WHAT IS NEEDED:
Transcribe the material exactly. Images do not belong in the copy.

PROVIDED MATERIAL:
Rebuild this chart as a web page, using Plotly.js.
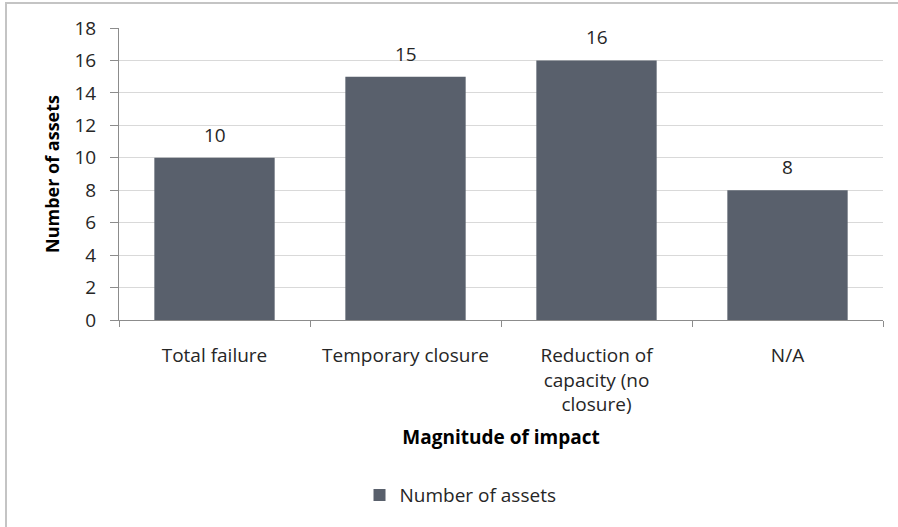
<!DOCTYPE html>
<html>
<head>
<meta charset="utf-8">
<script src="https://cdn.plot.ly/plotly-3.0.1.min.js"></script>
<style>
  html, body { margin: 0; padding: 0; background: #fff; }
  #chart { width: 898px; height: 527px; }
</style>
</head>
<body>
<div id="chart"></div>
<script>
const categories = ["Total failure", "Temporary closure", "Reduction of<br>capacity (no<br>closure)", "N/A"];
const values = [10, 15, 16, 8];
const seriesName = "Number of assets";
const yTicks = [0, 2, 4, 6, 8, 10, 12, 14, 16, 18];

const FONT = "Open Sans, Noto Sans, sans-serif";
const TXT = "#262626";

const trace = {
  type: "bar",
  x: categories,
  y: values,
  name: seriesName,
  marker: { color: "#59606c" },
  hoverinfo: "x+y"
};

const labelAnnotations = categories.map((c, i) => ({
  x: c,
  y: values[i],
  xref: "x",
  yref: "y",
  text: String(values[i]),
  showarrow: false,
  yanchor: "middle",
  yshift: 23,
  font: { family: FONT, size: 19, color: TXT }
}));

const layout = {
  width: 898,
  height: 527,
  margin: { l: 119, r: 15, t: 28, b: 207 },
  paper_bgcolor: "#ffffff",
  plot_bgcolor: "#ffffff",
  font: { family: FONT, color: TXT },
  bargap: 0.37,
  showlegend: true,
  legend: {
    orientation: "h",
    x: 0.447, xanchor: "center",
    y: -0.6, yanchor: "middle",
    font: { family: FONT, size: 19, color: TXT },
    itemwidth: 30
  },
  xaxis: {
    type: "category",
    showline: true,
    linecolor: "#8c8c8c",
    linewidth: 1,
    ticks: "outside",
    tickson: "boundaries",
    ticklen: 6,
    tickcolor: "#8c8c8c",
    ticklabelstandoff: 18,
    tickfont: { family: FONT, size: 19, color: TXT },
    showgrid: false,
    automargin: false,
    title: {
      text: "<b>Magnitude of impact</b>",
      font: { family: FONT, size: 19, color: "#000000" },
      standoff: 14
    }
  },
  yaxis: {
    range: [0, 18],
    tickvals: yTicks,
    ticktext: yTicks.map(String),
    showline: true,
    linecolor: "#8c8c8c",
    linewidth: 1,
    ticks: "outside",
    ticklen: 8,
    tickcolor: "#8c8c8c",
    ticklabelstandoff: 10,
    tickfont: { family: FONT, size: 19, color: TXT },
    showgrid: true,
    gridcolor: "#d9d9d9",
    gridwidth: 1,
    zeroline: false,
    automargin: false,
    title: {
      text: "<b>Number of assets</b>",
      font: { family: FONT, size: 18, color: "#000000" },
      standoff: 10
    }
  },
  annotations: labelAnnotations,
  shapes: [{
    type: "rect",
    xref: "paper", yref: "paper",
    x0: (6 - 119) / 764, x1: (900 - 119) / 764,
    y0: (320 - 535) / 292, y1: (320 - 3) / 292,
    line: { color: "#c4c4c4", width: 2 },
    fillcolor: "rgba(0,0,0,0)",
    layer: "below"
  }]
};

Plotly.newPlot("chart", [trace], layout, { displayModeBar: false, staticPlot: true });
</script>
</body>
</html>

THE ANSWER:
Rebuild this chart as a web page, using Plotly.js.
<!DOCTYPE html>
<html>
<head>
<meta charset="utf-8">
<script src="https://cdn.plot.ly/plotly-3.0.1.min.js"></script>
<style>
  html, body { margin: 0; padding: 0; background: #fff; }
  #chart { width: 898px; height: 527px; }
</style>
</head>
<body>
<div id="chart"></div>
<script>
const categories = ["Total failure", "Temporary closure", "Reduction of<br>capacity (no<br>closure)", "N/A"];
const values = [10, 15, 16, 8];
const seriesName = "Number of assets";
const yTicks = [0, 2, 4, 6, 8, 10, 12, 14, 16, 18];

const FONT = "Open Sans, Noto Sans, sans-serif";
const TXT = "#262626";

const trace = {
  type: "bar",
  x: categories,
  y: values,
  name: seriesName,
  marker: { color: "#59606c" },
  hoverinfo: "x+y"
};

const labelAnnotations = categories.map((c, i) => ({
  x: c,
  y: values[i],
  xref: "x",
  yref: "y",
  text: String(values[i]),
  showarrow: false,
  yanchor: "middle",
  yshift: 23,
  font: { family: FONT, size: 19, color: TXT }
}));

const layout = {
  width: 898,
  height: 527,
  margin: { l: 119, r: 15, t: 28, b: 207 },
  paper_bgcolor: "#ffffff",
  plot_bgcolor: "#ffffff",
  font: { family: FONT, color: TXT },
  bargap: 0.37,
  showlegend: true,
  legend: {
    orientation: "h",
    x: 0.447, xanchor: "center",
    y: -0.6, yanchor: "middle",
    font: { family: FONT, size: 19, color: TXT },
    itemwidth: 30
  },
  xaxis: {
    type: "category",
    showline: true,
    linecolor: "#8c8c8c",
    linewidth: 1,
    ticks: "outside",
    tickson: "boundaries",
    ticklen: 6,
    tickcolor: "#8c8c8c",
    ticklabelstandoff: 18,
    tickfont: { family: FONT, size: 19, color: TXT },
    showgrid: false,
    automargin: false,
    title: {
      text: "<b>Magnitude of impact</b>",
      font: { family: FONT, size: 19, color: "#000000" },
      standoff: 14
    }
  },
  yaxis: {
    range: [0, 18],
    tickvals: yTicks,
    ticktext: yTicks.map(String),
    showline: true,
    linecolor: "#8c8c8c",
    linewidth: 1,
    ticks: "outside",
    ticklen: 8,
    tickcolor: "#8c8c8c",
    ticklabelstandoff: 10,
    tickfont: { family: FONT, size: 19, color: TXT },
    showgrid: true,
    gridcolor: "#d9d9d9",
    gridwidth: 1,
    zeroline: false,
    automargin: false,
    title: {
      text: "<b>Number of assets</b>",
      font: { family: FONT, size: 18, color: "#000000" },
      standoff: 10
    }
  },
  annotations: labelAnnotations,
  shapes: [{
    type: "rect",
    xref: "paper", yref: "paper",
    x0: (6 - 119) / 764, x1: (900 - 119) / 764,
    y0: (320 - 535) / 292, y1: (320 - 3) / 292,
    line: { color: "#c4c4c4", width: 2 },
    fillcolor: "rgba(0,0,0,0)",
    layer: "below"
  }]
};

Plotly.newPlot("chart", [trace], layout, { displayModeBar: false, staticPlot: true });
</script>
</body>
</html>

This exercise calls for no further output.